Unemployment Diary: Foxes and Hedgehogs
The fox knows many things, but the hedgehog knows one big thing.
Archilochus, by way of The Hedgehog and the Fox: An Essay on Tolstoy’s View of History by Isaiah Berlin
March 23, 2009
At an out-placement services orientation I attended recently, the moderator asked us to raise our hands if we consider ourselves “detail-oriented.” Easily 80% of the attendees shot up a hand; I didn’t.
The moderator’s point was that we shouldn’t put stock phrases like “detail-oriented” on our resumes; if 80% of the resumes coming through a hiring manager tout attention to detail, then that’s a wasted piece of information that does nothing to differentiate one from the other. And that’s certainly true enough; but I found the preponderance of self-confessed detail-oriented people in the room to be the more interesting fact.
I’ve met a lot of people in IT whould would consider themselves detail-oriented: they like the nitty-gritty, bit-by-bit parts of technology, the hardware switches and minutiae of XML and the finer points of Struts configuration. This audience, though, wasn’t predominantly IT; at my table, there was a medical supplies salesman, an HR specialist, and a project manager; they all raised their hands. An interest in detail appears to cut across professions. It may be related to the specialization and compartmentalization of the modern world, or perhaps it’s a symptom of a flight from complexity.
Isiah Berlin writes about the “hedgehog” and the “fox.” The hedgehog knows one big thing; the fox knows many small things.
At first glance, it might seem that the fox is detail oriented, and the hedgehog is the big-picture thinker. But in fact, it’s just the opposite; the hedgehog is so narrowly focused on his one big thing, his unary vision of the world, that his interest is really in the details. His world is highly vertical, with the fine details tied to the cosmic plane in a neat and constrained chain of being. Indeed, I would argue, his cosmic understanding is derived entirely from the earthly details that draw his attention: the hedgehog’s god lives in a glorious burrow and dispenses tasty roots to his faithful, because those are the things that concern terrestrial hedgehogs.
The fox is less concerned about the details of things. He’s constantly moving, curious, and ruthlessly practical in his thinking. The fox doesn’t commit himself to a grand unified theory; instead, he borrows bits and pieces of theories based on their utility, and doesn’t worry too much about how, or even whether, they make any consistent sense. A theory is only as valuable as its utility: if an idea gets the fox fed, or lets him escape the hounds, then it’s a good idea and might go into the toolbox for another day.
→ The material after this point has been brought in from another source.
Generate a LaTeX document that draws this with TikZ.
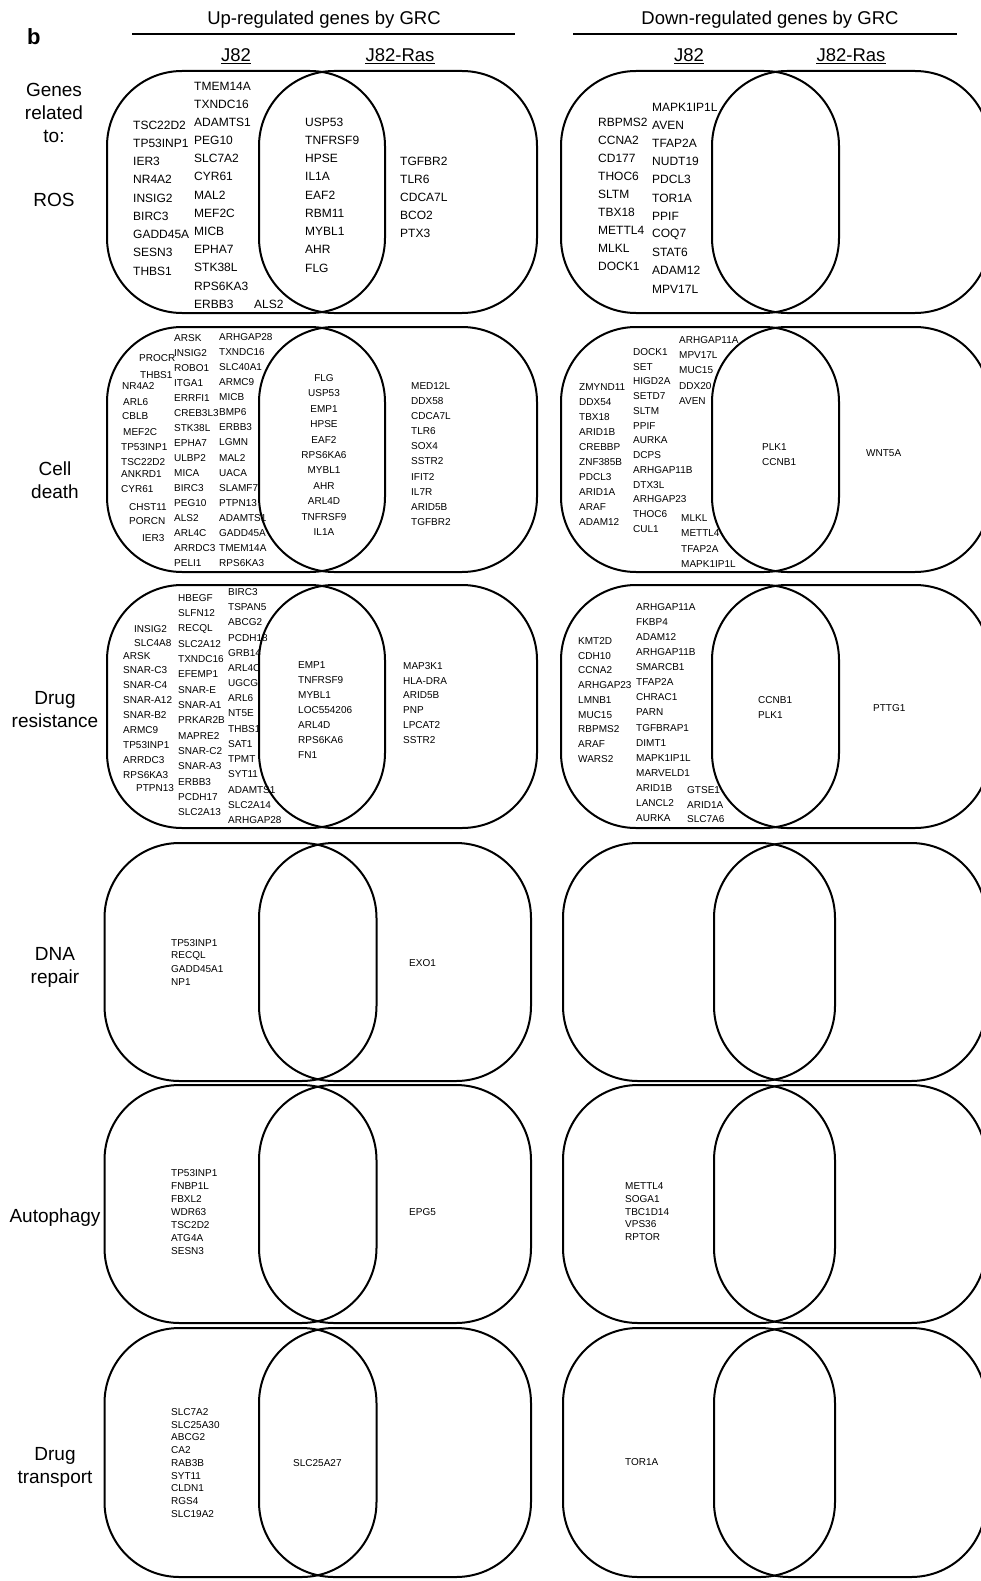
\documentclass[tikz,border=0pt]{standalone}
\usepackage{fontspec}
\setmainfont{Liberation Sans}
\usetikzlibrary{positioning}

\begin{document}
\begin{tikzpicture}[x=1pt,y=-1pt,
  venn/.style={draw,line width=2pt,rounded corners=75pt,inner sep=0pt},
  head/.style={font=\fontsize{18.5}{22}\selectfont,inner sep=0pt,anchor=base},
  side/.style={font=\fontsize{19}{23}\selectfont,align=center,inner sep=0pt},
  gene/.style={anchor=west,inner sep=0pt}]
  \useasboundingbox (0,0) rectangle (981,1581);

  \node[font=\fontsize{22}{22}\selectfont\bfseries,inner sep=0pt,anchor=base west] (panel) at (27,45) {b};
  \node[head] (up-title) at (324,25) {Up-regulated genes by GRC};
  \node[head] (dn-title) at (770,25) {Down-regulated genes by GRC};
  \draw[line width=1.3pt] (132,34) -- (515,34);
  \draw[line width=1.3pt] (573,34) -- (957,34);
  \foreach \n/\x/\t in {up-j82/236/J82,up-ras/400/J82-Ras,dn-j82/689/J82,dn-ras/851/J82-Ras}
  {
    \node[head] (\n) at (\x,62) {\t};
    \draw[line width=1.1pt] ([yshift=-1.6pt]\n.base west) -- ([yshift=-1.6pt]\n.base east);
  }

  \node[side,anchor=north] (lab-genes) at (54,83) {Genes\\related\\to:};
  \node[side] (lab-ros) at (54,200) {ROS};
  \node[side,anchor=north] (lab-death) at (55,462) {Cell\\death};
  \node[side,anchor=north] (lab-resist) at (55,691) {Drug\\resistance};
  \node[side,anchor=north] (lab-dna) at (55,947) {DNA\\repair};
  \node[side,anchor=base] (lab-auto) at (55,1222) {Autophagy};
  \node[side,anchor=north] (lab-trans) at (55,1447) {Drug\\transport};

  \foreach \r/\y/\h/\w/\ua/\ub/\da/\db in {%
    ros/192/242/278/246/398/700/851,
    death/449.5/245/278/246/398/700/851,
    resist/706.5/243/278/246/398/700/851,
    dna/962/238/272/240.5/395/699/850,
    auto/1204/238/272/240.5/395/699/850,
    trans/1452.5/249/272/240.5/395/699/850}
  {
    \node[venn,minimum width=\w,minimum height=\h] (\r-up-j82) at (\ua,\y) {};
    \node[venn,minimum width=\w,minimum height=\h] (\r-up-ras) at (\ub,\y) {};
    \node[venn,minimum width=\w,minimum height=\h] (\r-dn-j82) at (\da,\y) {};
    \node[venn,minimum width=\w,minimum height=\h] (\r-dn-ras) at (\db,\y) {};
  }

  \foreach \x/\y/\dy/\sz/\list [count=\c] in {%
    133/125/18.25/12/{TSC22D2,TP53INP1,IER3,NR4A2,INSIG2,BIRC3,GADD45A,SESN3,THBS1},
    194/86/18.17/12/{TMEM14A,TXNDC16,ADAMTS1,PEG10,SLC7A2,CYR61,MAL2,MEF2C,MICB,EPHA7,STK38L,RPS6KA3,ERBB3},
    254/304/0/12/{ALS2},
    305/122/18.25/12/{USP53,TNFRSF9,HPSE,IL1A,EAF2,RBM11,MYBL1,AHR,FLG},
    400/161/18.2/12/{TGFBR2,TLR6,CDCA7L,BCO2,PTX3},
    598/122/18/12/{RBPMS2,CCNA2,CD177,THOC6,SLTM,TBX18,METTL4,MLKL,DOCK1},
    652/107/18.2/12/{MAPK1IP1L,AVEN,TFAP2A,NUDT19,PDCL3,TOR1A,PPIF,COQ7,STAT6,ADAM12,MPV17L},
    174/338/15/10/{ARSK,INSIG2,ROBO1,ITGA1,ERRFI1,CREB3L3,STK38L,EPHA7,ULBP2,MICA,BIRC3,PEG10,ALS2,ARL4C,ARRDC3,PELI1},
    219/337/15.07/10/{ARHGAP28,TXNDC16,SLC40A1,ARMC9,MICB,BMP6,ERBB3,LGMN,MAL2,UACA,SLAMF7,PTPN13,ADAMTS1,GADD45A,TMEM14A,RPS6KA3},
    411/386/15.1/10/{MED12L,DDX58,CDCA7L,TLR6,SOX4,SSTR2,IFIT2,IL7R,ARID5B,TGFBR2},
    579/387/15/10/{ZMYND11,DDX54,TBX18,ARID1B,CREBBP,ZNF385B,PDCL3,ARID1A,ARAF,ADAM12},
    633/352/14.75/10/{DOCK1,SET,HIGD2A,SETD7,SLTM,PPIF,AURKA,DCPS,ARHGAP11B,DTX3L,ARHGAP23,THOC6,CUL1},
    679/340/15.25/10/{ARHGAP11A,MPV17L,MUC15,DDX20,AVEN},
    681/518/15.3/10/{MLKL,METTL4,TFAP2A,MAPK1IP1L},
    762/447/15/10/{PLK1,CCNB1},
    866/453/0/10/{WNT5A},
    178/598/15.3/10/{HBEGF,SLFN12,RECQL,SLC2A12,TXNDC16,EFEMP1,SNAR-E,SNAR-A1,PRKAR2B,MAPRE2,SNAR-C2,SNAR-A3,ERBB3,PCDH17,SLC2A13},
    228/592/15.2/10/{BIRC3,TSPAN5,ABCG2,PCDH18,GRB14,ARL4C,UGCG,ARL6,NT5E,THBS1,SAT1,TPMT,SYT11,ADAMTS1,SLC2A14,ARHGAP28},
    298/665/15/10/{EMP1,TNFRSF9,MYBL1,LOC554206,ARL4D,RPS6KA6,FN1},
    403/666/14.8/10/{MAP3K1,HLA-DRA,ARID5B,PNP,LPCAT2,SSTR2},
    578/641/14.75/10/{KMT2D,CDH10,CCNA2,ARHGAP23,LMNB1,MUC15,RBPMS2,ARAF,WARS2},
    636/607/15.07/10/{ARHGAP11A,FKBP4,ADAM12,ARHGAP11B,SMARCB1,TFAP2A,CHRAC1,PARN,TGFBRAP1,DIMT1,MAPK1IP1L,MARVELD1,ARID1B,LANCL2,AURKA},
    687/790/14.6/10/{GTSE1,ARID1A,SLC7A6},
    758/700/15/10/{CCNB1,PLK1},
    873/708/0/10/{PTTG1},
    171/943/13/10/{TP53INP1,RECQL,GADD45A1,NP1},
    409/963/0/10/{EXO1},
    171/1173/13/10/{TP53INP1,FNBP1L,FBXL2,WDR63,TSC2D2,ATG4A,SESN3},
    409/1212/0/10/{EPG5},
    625/1186/12.8/10/{METTL4,SOGA1,TBC1D14,VPS36,RPTOR},
    171/1412/12.75/10/{SLC7A2,SLC25A30,ABCG2,CA2,RAB3B,SYT11,CLDN1,RGS4,SLC19A2},
    293/1463/0/10/{SLC25A27},
    625/1462/0/10/{TOR1A}}
  {
    \foreach \g [count=\k from 0] in \list
      \node[gene,font={\fontsize{\sz}{\sz}\selectfont}] (col\c-\k) at (\x,\y+\k*\dy) {\g};
  }

  \foreach \x/\y/\g [count=\k] in {%
    139/358/PROCR,140/375/THBS1,122/386/NR4A2,123/402/ARL6,122/416/CBLB,
    123/432/MEF2C,121/447/TP53INP1,121/462/TSC22D2,121/474/ANKRD1,121/489/CYR61,
    129/507/CHST11,129/521/PORCN,142/538/IER3,
    134/629/INSIG2,134/643/SLC4A8,123/656/ARSK,123/670/SNAR-C3,123/685/SNAR-C4,
    123/700/SNAR-A12,123/715/SNAR-B2,123/730/ARMC9,123/745/TP53INP1,123/760/ARRDC3,
    123/775/RPS6KA3,136/788/PTPN13}
    \node[gene,font={\fontsize{10}{10}\selectfont}] (odd\k) at (\x,\y) {\g};

  \foreach \g [count=\k from 0] in {FLG,USP53,EMP1,HPSE,EAF2,RPS6KA6,MYBL1,AHR,ARL4D,TNFRSF9,IL1A}
    \node[gene,anchor=center,font={\fontsize{10}{10}\selectfont}] (mid\k) at (324,378+\k*15.4) {\g};
\end{tikzpicture}
\end{document}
Most of the job descriptions I see in my field call for hedgehogs. They’re looking for long and deep experience in a few technologies, and in interviews there’s a lot of attention on detailed (I might almost say trivial) knowledge. A fox’s approach to this conundrum is to tailor the resume to the job, omitting the pieces that don’t apply to the specific job at hand, and to do some last minute cramming on the details that didn’t prove useful in actually using the technology.
How a fox actually does the job, though, can be very different from the hedgehog’s approach. Foxes are messy. They pull things in from a variety of sources, try and discard several approaches, and don’t ever quite clean up after themselves. They are easily distracted by shiny things, but occasionally discover a solution that the hedgehog in all his tedious burrowing would never find. They can never claim complete mastery of a thing; instead, they know what is useful about something and leave the details to work themselves out.
I can’t claim that the fox’s approach to things is the best, even though it’s the one that resonates with me. It sacrifices mastery and perfection for speed and creativity, and often results in a solution that’s too clever by half (Rube Goldberg was probably a fox). But in conjunction with hedgehogs who can keep things grounded and work out the details, it’s an approach that can add a little pizzaz to an otherwise deadly dull project.